Pictures From Our Vacation
by Lynne Rae Perkins
Greenwillow Books
April 2007
(library copy)

It’s summer in Lynne Rae Perkins’ new picture book, in which a family takes a trip to “the old family farm. No one lived at the farm anymore, but our grandparents were spending the summer there and we were going to visit them.” The story, told from the perspective of one of the two young children in the family, is packed with the child-centered detail for which Perkins is known (and, as usual for Perkins, by bringing us the idiosyncrasies of one particular family, she manages to bring us the universal). Getting things rolling right away on the title and CIP page, Perkins shows us that the children have some pretty vivid ideas of what this vacation could be (“maybe we will stop at a motel with a pool”). The boy dreaming of mountain climbing and the father dreaming of butter tarts, we see how “vacation” can be defined in wildly different ways, depending on the family member. And, pulling out tiny cameras and notebooks for the children before the trip begins, the mother provides our young narrator with some tools that can be used to bring us, as readers, a multi-media (her photos and notebook writing) account of their vacation and that can be used as a receptacle for her memories.

On their two-day drive to the family farm, our narrator shows us the imaginative ways in which children occupy their time — and minds — on road trips (her brother may be sleeping in the back seat, but next to him, our narrator tells us in great detail and, in the form of a large thought bubble, precisely what the hotel-in-her-mind, The Blue Motel, would be like). After arriving at the farm, the children are disappointed in the wet weather (“no one could believe how much it was raining. Our grandmother said it hadn’t rained for weeks”), and the television only got three channels: “the striped channel, the channel that showed what you could watch if you had a better TV, and the French channel.” After a frustrating journey to find their father’s favorite childhood “secret swimming spot,” complete with a fast-approaching summer storm, our narrator asks her mother, “‘Can we do something fun tomorrow?'” But in response she tells her there will be a memorial service for her father’s Great-aunt Charlotte (who was quite the maverick, the young girl learns). Thinking that “this was turning out to be a stupid vacation,” a whole slew of family members, including a ton of cousins, shows up. And suddenly the camera disappears: “I didn’t take any pictures that day. Or the next . . . it’s hard to take a picture of a story someone tells, or what it feels like when you’re rolling down a hill or falling asleep in a house full of cousins and uncles and aunts . . . But those kinds of pictures I can keep in my mind.”

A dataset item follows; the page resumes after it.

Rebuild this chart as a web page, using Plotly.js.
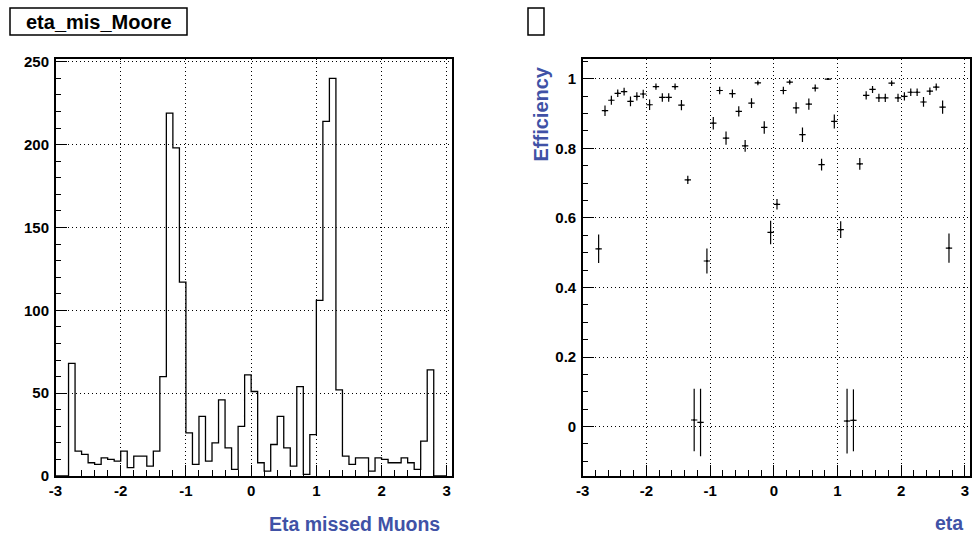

Particularly effective in this engaging picture book is how Perkins’ all-inclusive, thorough thought balloons say a great deal more than the photos that the young boy and girl snap and paste in their notebooks, just one way of showing the unexpected destinations, in more ways than one, of a long journey of any sort — and how truly ineffable some of those experiences can be, no matter if you’re armed with a camera and pen (in the words of Sam Phillips, “the places I go are never there”). And the abundant detail isn’t contained to just those thought bubbles; in the spread of the family visit at the farm after the memorial service, Perkins uses practically every inch of the spread — and lots of self-contained circles, pockets of information, showing primarily the activities of the children (“this is a really good dessert we invented”; “We climbed some trees”; “Everyone had a story about poison ivy. Watch out, it’s everywhere!”; “Our cousin found an insect called a walking stick”). Another of her effective techniques for packing in the details (but with somehow managing to never overwhelm the story) is to include rather spectral images-of-the-young-girl’s-mind, such as the illustration in which she shows the room after all her cousins had left, but drawn in white lines, as if ghosts, are her cousins in their sleeping bags: “Everyone had to leave after a few days, but even when they did, the old house didn’t feel empty the way it had at first.” As The Horn Book review nailed it, “Perkins {as with many of her previous picture books} is exhilaratingly free in her approach to the picture book form.”

Perkins perfectly captures childhood vacations — that is, how children start out aiming for one thing (or more) at the endlessly-exciting outset of such an adventure (what child doesn’t get excited about motels on road trips?). But, in the end — such as with the lasting, forever-ingrained memories of time spent with family — it’s often what you do not expect to stay with you that is exactly what does remain. In other words, as the Booklist review wrote, “many books idealize the joys of family vacations. Here’s a more honest look at the way those trips make memories.”

One comment to “Take your summer vacation with Lynne Rae Perkins”

  1. I haven’t pulled this book off the shelf but now I will. I guess I just assumed it was another cutesy books about summer adventures. Thanks for setting me straight.